* **Given instruction**
Skip all pictures, then copy the lines from the start of the data through the line with "in range(1, 21)]", keeping both ends.
-- START OF Data --
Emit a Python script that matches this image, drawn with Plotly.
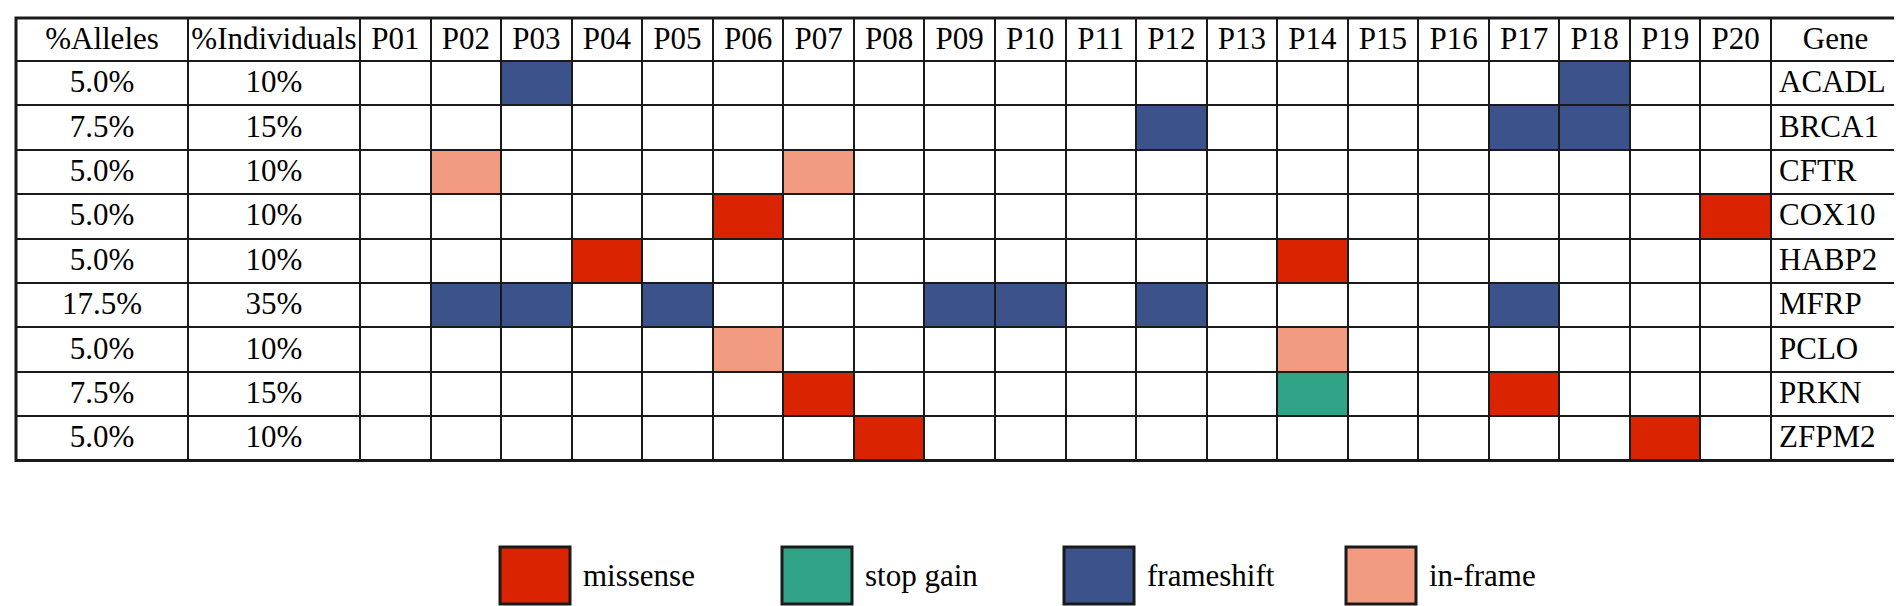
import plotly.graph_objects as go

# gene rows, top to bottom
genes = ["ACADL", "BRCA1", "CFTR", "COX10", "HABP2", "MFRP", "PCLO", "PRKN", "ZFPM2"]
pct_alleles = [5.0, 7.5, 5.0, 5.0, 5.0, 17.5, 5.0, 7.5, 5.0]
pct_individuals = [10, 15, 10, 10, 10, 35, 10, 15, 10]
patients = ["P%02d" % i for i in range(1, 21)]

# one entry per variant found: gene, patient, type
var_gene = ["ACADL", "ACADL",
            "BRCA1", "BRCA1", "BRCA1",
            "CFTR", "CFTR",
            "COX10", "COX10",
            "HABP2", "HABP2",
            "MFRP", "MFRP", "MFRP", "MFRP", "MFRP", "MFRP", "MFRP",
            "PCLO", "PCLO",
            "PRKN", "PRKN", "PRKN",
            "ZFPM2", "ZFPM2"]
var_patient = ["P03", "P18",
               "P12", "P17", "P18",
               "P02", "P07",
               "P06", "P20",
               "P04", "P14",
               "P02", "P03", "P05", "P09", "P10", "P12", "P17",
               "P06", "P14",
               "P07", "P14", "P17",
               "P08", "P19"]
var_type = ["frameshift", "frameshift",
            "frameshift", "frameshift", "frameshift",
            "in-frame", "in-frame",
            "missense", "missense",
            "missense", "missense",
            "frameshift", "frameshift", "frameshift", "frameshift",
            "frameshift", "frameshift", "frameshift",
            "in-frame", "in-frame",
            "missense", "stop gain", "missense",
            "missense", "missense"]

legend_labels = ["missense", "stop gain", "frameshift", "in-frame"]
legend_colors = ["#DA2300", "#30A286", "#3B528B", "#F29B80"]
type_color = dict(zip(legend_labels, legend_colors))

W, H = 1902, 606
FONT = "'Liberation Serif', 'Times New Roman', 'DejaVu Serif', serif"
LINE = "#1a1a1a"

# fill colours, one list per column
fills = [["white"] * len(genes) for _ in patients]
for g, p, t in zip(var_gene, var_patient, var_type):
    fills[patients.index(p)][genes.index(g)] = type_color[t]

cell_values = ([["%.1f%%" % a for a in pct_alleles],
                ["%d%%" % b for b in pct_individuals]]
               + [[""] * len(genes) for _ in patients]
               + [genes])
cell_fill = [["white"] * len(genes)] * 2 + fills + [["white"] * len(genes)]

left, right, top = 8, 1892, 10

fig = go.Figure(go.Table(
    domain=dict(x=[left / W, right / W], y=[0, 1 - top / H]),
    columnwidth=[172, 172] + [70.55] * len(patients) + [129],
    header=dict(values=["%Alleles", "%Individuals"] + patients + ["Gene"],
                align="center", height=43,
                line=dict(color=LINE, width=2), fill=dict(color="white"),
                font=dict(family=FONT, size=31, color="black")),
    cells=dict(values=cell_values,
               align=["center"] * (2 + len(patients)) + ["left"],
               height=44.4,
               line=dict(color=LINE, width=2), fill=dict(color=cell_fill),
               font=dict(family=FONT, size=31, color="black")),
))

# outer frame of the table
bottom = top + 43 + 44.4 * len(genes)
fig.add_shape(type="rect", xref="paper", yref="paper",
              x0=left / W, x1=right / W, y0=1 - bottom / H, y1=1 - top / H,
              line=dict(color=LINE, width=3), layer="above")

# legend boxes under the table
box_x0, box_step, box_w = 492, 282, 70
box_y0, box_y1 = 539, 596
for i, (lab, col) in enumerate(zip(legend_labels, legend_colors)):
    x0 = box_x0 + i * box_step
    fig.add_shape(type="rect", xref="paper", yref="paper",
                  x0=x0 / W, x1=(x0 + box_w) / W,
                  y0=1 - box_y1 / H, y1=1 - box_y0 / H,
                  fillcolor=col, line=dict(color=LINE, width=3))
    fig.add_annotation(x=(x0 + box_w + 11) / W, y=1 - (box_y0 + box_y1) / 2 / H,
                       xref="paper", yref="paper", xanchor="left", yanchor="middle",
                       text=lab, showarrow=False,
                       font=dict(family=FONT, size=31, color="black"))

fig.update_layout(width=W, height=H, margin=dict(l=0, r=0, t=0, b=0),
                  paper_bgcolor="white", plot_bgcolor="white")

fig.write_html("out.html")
-- END OF Data --
* **Result for this exercise**
Emit a Python script that matches this image, drawn with Plotly.
import plotly.graph_objects as go

# gene rows, top to bottom
genes = ["ACADL", "BRCA1", "CFTR", "COX10", "HABP2", "MFRP", "PCLO", "PRKN", "ZFPM2"]
pct_alleles = [5.0, 7.5, 5.0, 5.0, 5.0, 17.5, 5.0, 7.5, 5.0]
pct_individuals = [10, 15, 10, 10, 10, 35, 10, 15, 10]
patients = ["P%02d" % i for i in range(1, 21)]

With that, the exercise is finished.